新城彰の本棚

ミステリー好きの自分勝手なコメント

ハーフの女弁護士朝吹里矢子

 本書は、以前お多福の捜査主任検事霞夕子ものの中編集「夜更けの祝電」を紹介した夏樹静子の中編集。日米ハーフの女性弁護士朝吹里矢子を主人公にした、中編5編が収められている。作者は学生時代から、NHKの推理クイズ番組のシナリオを手掛けていた。結婚・出産で一時期執筆をしていなかったが「天使が消えていく」で乱歩賞候補になって、本格的に文壇デビューする。

 

 作者は「裁判百年史ものがたり」で分かるように法律の世界に興味を示し、女性弁護士や検事が登場するシリーズを書いた。朝吹里矢子ものは、短篇集4編、短編約2ダースが発表されている。

 

・星の証言(1977年)

・花の証言(1981年)

・霧の証言(1987年)

・贈る証言(2000年)

 

        

 

 GHQの講師だった米国人の父サミエルは、彼女の誕生前に事故死している。

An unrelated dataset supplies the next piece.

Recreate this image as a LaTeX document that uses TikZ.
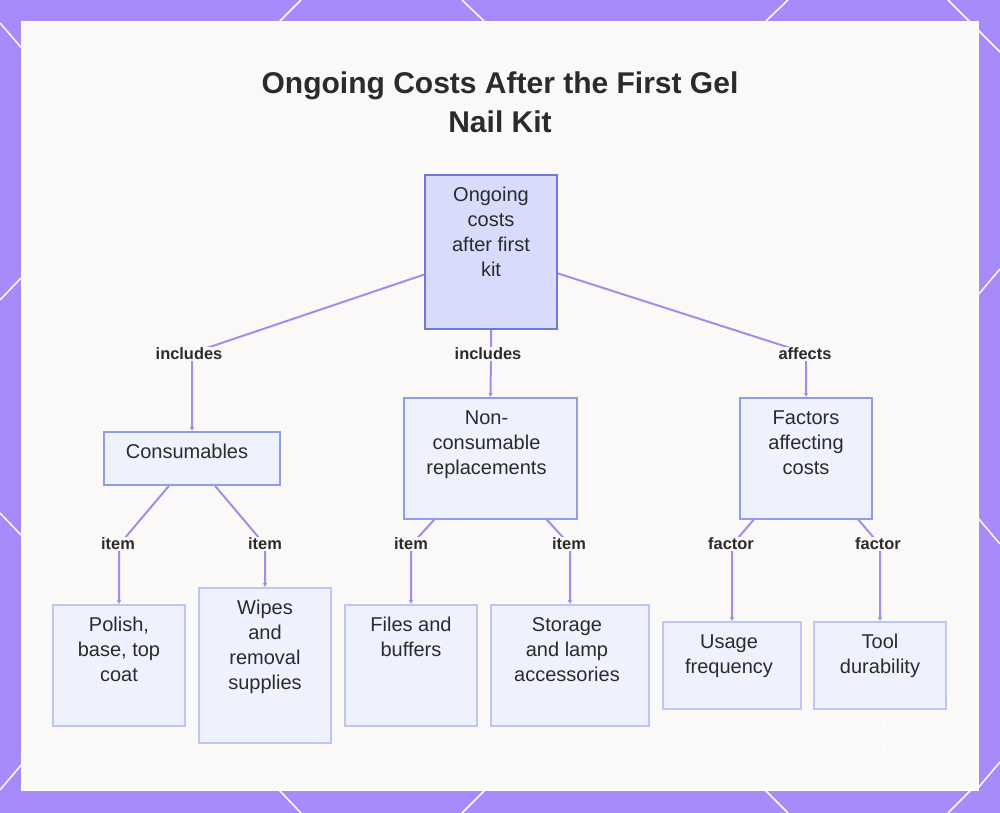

里矢子は母親の敏江に育てられた。ハーフではあるが、外見は日本人と変わらない。身長も160cmほどだ。敏江が務めていた書店によく来ていたのが、大物弁護士の藪原。その影響で法学部に進んだ彼女は、在学中に司法試験に合格し、藪原事務所のイソベンからキャリアを始める。

 

 本書の5編は、彼女が独り立ちして法律事務所を構えた30歳代前半のころの事件。ゴルフの掛け金の取り立てなどの民事の依頼を受けるうち、関係者が殺人事件に巻き込まれるというパターンが多い。

 

 暴力団や詐欺師、悪徳企業人などが出てくるが、アクションはほとんどない。冒頭の怪奇性、中盤のサスペンス、意外な結末のミステリー3条件も、それほど感じられない。多分作者が書きたかったのは、若き女弁護士の成長物語だったのだろう。

 

 TVの2時間ドラマにもなっている。TV朝日「土曜ワイド劇場」で十朱幸代主演で13作、財前直見主演で7作が放映され、後にTBSの「月曜ミステリー劇場」で南果歩主演の4作が制作されている。

 

 イメージとしては財前直見版が一番合うかな?まあ、あえてハーフにする必要はなかったように思います。